# Best buy?



## askungen (May 31, 2012)

Hallo. I have just participated in a ISF level 2 seminar/course here in Sweden and need to practise now. I have never done this before and I wonder if the Calman DIY with spectracal 6 and the DPG-1400 test pattern generator (cost $1495) is a good kit to start with or is very complicated? The 3 day seminar/course wasn´t an education,more a presentation and then we where supposed to achieve experience on our own. Best regards, Cinderella. (askungen in Swedish!)


----------



## mechman (Feb 8, 2007)

The C6 is a very good meter but if I were doing this professionally, I would back it up with an i1Pro spectro. 

The C6 and DIY license are fine for practice. But once you start doing this professionally, you'll need a commercial license.


----------



## askungen (May 31, 2012)

I´m far from doing i professionally today, I need to persuade my friend to let me calibrate theirs tv´s to start with so I get to practise. What´s a iPro and what is the difference between them? Thank you for answering me. /L.


----------



## dsskid (Aug 19, 2011)

First, welcome to the forum.

An Eyeone Pro (i1Pro) is a spectroradiometer (spectro), which is very accurate at roughly 20 % stimulus to 100 % stimulus. 

The C6 is a colorimeter which is based on filters.
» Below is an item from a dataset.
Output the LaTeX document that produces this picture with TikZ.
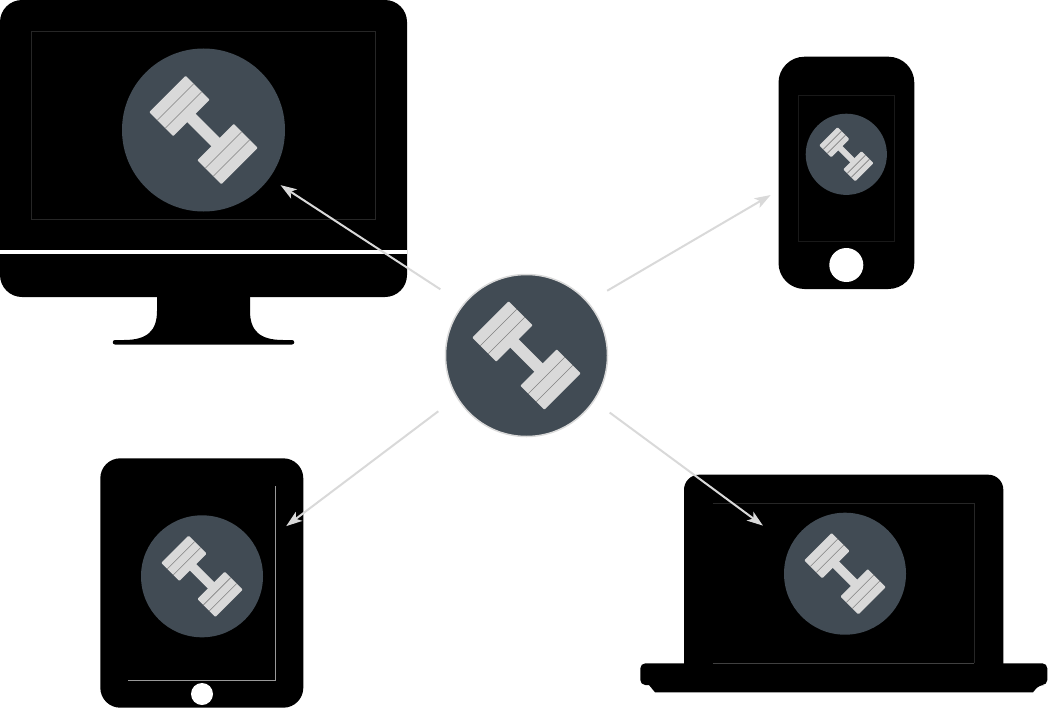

Very accurate at low light readings and very fast. Most are profiled for display types. 

The problem with a filter based instrument, is that they may not always play nice with all display decoders, and most times not as accurate as a spectro, although they are getting a lot better. 
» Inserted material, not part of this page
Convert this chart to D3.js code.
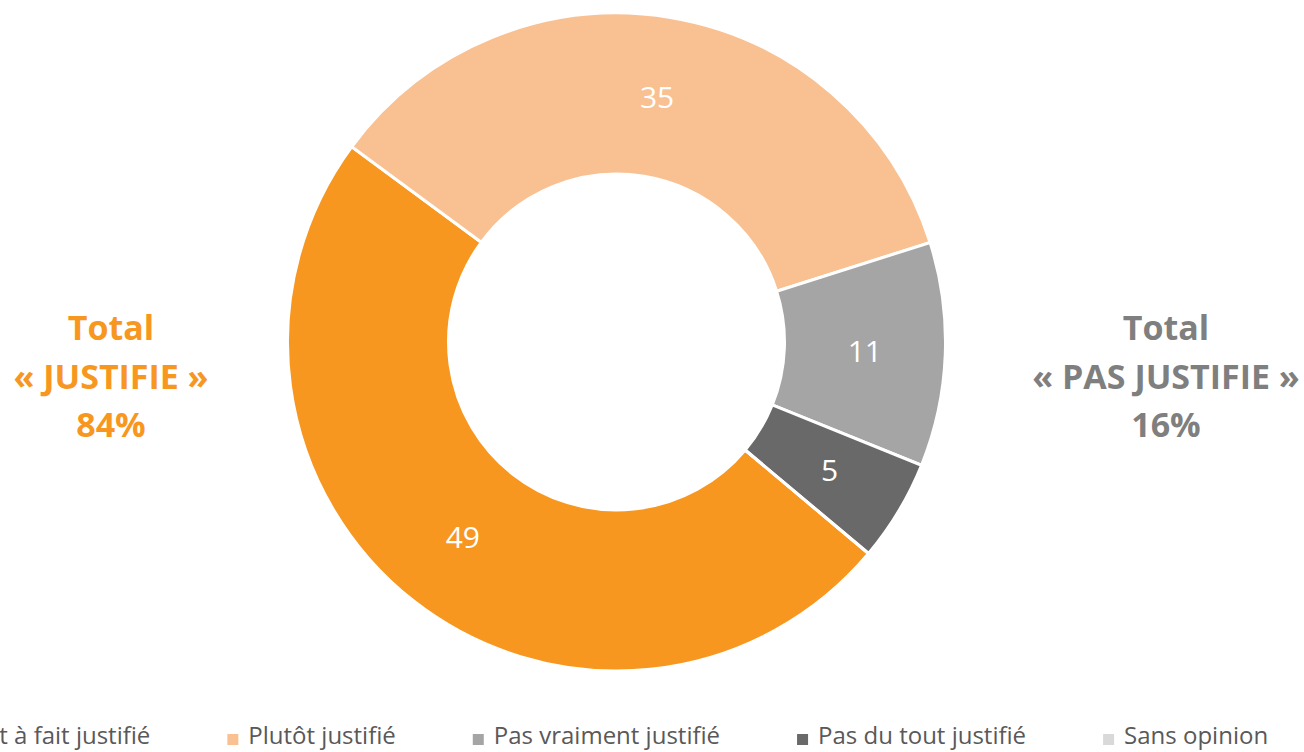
<!DOCTYPE html>
<html>
<head>
<meta charset="utf-8">
<script src="https://cdn.jsdelivr.net/npm/d3@7"></script>
<style>
	body { margin: 0; background: #fff; }
	svg { display: block; font-family: "Open Sans", sans-serif; }
</style>
</head>
<body>
<svg id="chart" width="1304" height="752"></svg>
<script>
// chart data
var categories = ["Tout à fait justifié", "Plutôt justifié", "Pas vraiment justifié", "Pas du tout justifié", "Sans opinion"];
var values = [49, 35, 11, 5, 0];
var colors = ["#F7971F", "#F9C192", "#A5A5A5", "#696969", "#D9D9D9"];

var totalLeft = ["Total", "« JUSTIFIE »", "84%"];
var totalRight = ["Total", "« PAS JUSTIFIE »", "16%"];

var width = 1304,
	height = 752;

var cx = 616.5,
	cy = 342,
	outerR = 329,
	innerR = 168;

// first slice angle (degrees, clockwise from top)
var startDeg = 130;

var svg = d3.select("#chart");

var pie = d3.pie()
	.sort(null)
	.value(function (d) { return d; })
	.startAngle(startDeg * Math.PI / 180)
	.endAngle((startDeg + 360) * Math.PI / 180);

var arc = d3.arc().innerRadius(innerR).outerRadius(outerR);
var labelArc = d3.arc().innerRadius((innerR + outerR) / 2).outerRadius((innerR + outerR) / 2);

var g = svg.append("g").attr("transform", "translate(" + cx + "," + cy + ")");

var slices = pie(values);

g.selectAll("path")
	.data(slices)
	.enter()
	.append("path")
	.attr("d", arc)
	.attr("fill", function (_d, i) { return colors[i]; })
	.attr("stroke", "#fff")
	.attr("stroke-width", 3);

g.selectAll("text.val")
	.data(slices.filter(function (d) { return d.data > 0; }))
	.enter()
	.append("text")
	.attr("class", "val")
	.attr("transform", function (d) { return "translate(" + labelArc.centroid(d) + ")"; })
	.attr("text-anchor", "middle")
	.attr("dy", "0.36em")
	.attr("fill", "#fff")
	.style("font-size", "30px")
	.text(function (d) { return d.data; });

// side totals
function drawTotal(lines, x, color) {
	var t = svg.append("text")
		.attr("x", x)
		.attr("y", 340)
		.attr("text-anchor", "middle")
		.attr("fill", color)
		.style("font-size", "34px")
		.style("font-weight", "bold");
	t.selectAll("tspan")
		.data(lines)
		.enter()
		.append("tspan")
		.attr("x", x)
		.attr("dy", function (_d, i) { return i == 0 ? 0 : 48.5; })
		.text(function (d) { return d; });
}
drawTotal(totalLeft, 111, "#F7971F");
drawTotal(totalRight, 1166, "#7F7F7F");

// legend (first item runs off the left edge, as in the original)
var legend = svg.append("g").attr("class", "legend");
var items = legend.selectAll("g")
	.data(categories)
	.enter()
	.append("g");

items.append("rect")
	.attr("width", 11)
	.attr("height", 11)
	.attr("y", -10)
	.attr("fill", function (_d, i) { return colors[i]; });

items.append("text")
	.attr("x", 21)
	.attr("fill", "#595959")
	.style("font-size", "24px")
	.text(function (d) { return d; });

var gap = 77;
var pos = [];
var xAcc = 0;
items.each(function () {
	var w = 21 + d3.select(this).select("text").node().getComputedTextLength();
	pos.push(xAcc);
	xAcc += w + gap;
});
var totalW = xAcc - gap;
var legendStart = 602 - totalW / 2;
items.attr("transform", function (_d, i) { return "translate(" + (legendStart + pos[i]) + ",744)"; });
</script>
</body>
</html>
It's very common for many to utilize both. They usually profile a C6 off a Eyeone Pro, giving them both speed and accuracy.

For performing your own calibrations, or those of your friends, the C6 wil do what you want, but for professional work, you'll need greater accuracy. 
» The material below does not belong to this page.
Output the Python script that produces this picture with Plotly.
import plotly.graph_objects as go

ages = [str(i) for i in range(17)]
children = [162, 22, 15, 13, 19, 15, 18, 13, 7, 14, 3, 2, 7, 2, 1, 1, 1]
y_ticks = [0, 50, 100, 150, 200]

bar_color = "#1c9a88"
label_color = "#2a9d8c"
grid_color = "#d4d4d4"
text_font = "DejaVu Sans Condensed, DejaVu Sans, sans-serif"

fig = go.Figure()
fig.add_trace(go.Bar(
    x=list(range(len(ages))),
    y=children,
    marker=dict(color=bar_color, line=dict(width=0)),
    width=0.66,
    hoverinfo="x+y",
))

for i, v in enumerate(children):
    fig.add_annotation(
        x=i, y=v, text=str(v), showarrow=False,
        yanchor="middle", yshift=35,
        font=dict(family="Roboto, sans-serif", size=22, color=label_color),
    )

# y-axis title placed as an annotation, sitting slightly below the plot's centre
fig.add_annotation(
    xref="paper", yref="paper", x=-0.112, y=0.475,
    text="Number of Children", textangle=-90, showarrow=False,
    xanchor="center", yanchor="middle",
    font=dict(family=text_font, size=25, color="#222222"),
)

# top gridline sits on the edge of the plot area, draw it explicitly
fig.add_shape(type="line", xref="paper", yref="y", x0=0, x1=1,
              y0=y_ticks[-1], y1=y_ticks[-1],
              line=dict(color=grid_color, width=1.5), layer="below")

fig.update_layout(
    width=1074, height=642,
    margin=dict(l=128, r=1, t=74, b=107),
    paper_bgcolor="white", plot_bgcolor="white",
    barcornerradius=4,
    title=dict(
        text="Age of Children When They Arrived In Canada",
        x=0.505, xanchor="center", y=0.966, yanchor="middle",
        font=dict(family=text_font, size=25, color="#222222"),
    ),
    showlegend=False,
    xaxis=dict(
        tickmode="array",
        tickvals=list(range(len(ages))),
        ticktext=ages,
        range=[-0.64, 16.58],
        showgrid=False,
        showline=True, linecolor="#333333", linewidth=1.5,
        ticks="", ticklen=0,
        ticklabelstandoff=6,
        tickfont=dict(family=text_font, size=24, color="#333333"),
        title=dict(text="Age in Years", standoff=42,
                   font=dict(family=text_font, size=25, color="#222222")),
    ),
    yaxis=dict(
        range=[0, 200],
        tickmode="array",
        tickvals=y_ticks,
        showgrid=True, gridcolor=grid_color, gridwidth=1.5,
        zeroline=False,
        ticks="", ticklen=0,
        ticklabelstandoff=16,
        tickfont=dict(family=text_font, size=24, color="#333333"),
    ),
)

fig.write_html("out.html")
Now should you invest in the equipment to perform your own calibrations? That is up to you. A pro calibration can run from $250 to $350 in most cases, as opposed to buying the equipent which can be substantially more, and take many hours perfecting your craft. Spectracal also offers a rental program where you can rent the equipment and software for a certain time period, which is obviously less than owning. 

Since you took the class, I will assume that you are interested in doing it yourself. Not sure I would rent though, since it seems you want to practice a lot. You can pick up a used i!pro on ebay for a few hundred bucks, and by a beginner version of Calman for a few hundred, or Chromapure, or you can use the free HCFR calibration program which isn't as good as the ones you buy.
Mechman posted a step-by-step Calman tutorial on the site that you might find helpful.

Either way, welcome, and feel free to ask questions. Pleanty of helpful folks here.


----------



## askungen (May 31, 2012)

Thank you very much for welcoming me. And for the answer.:sn: I took the course because I want to try to make a living of it. There are not many proffesional calibrators here in Sweden, and I find it interesting. It fells good to know that I can rely on you here when help is needed.


----------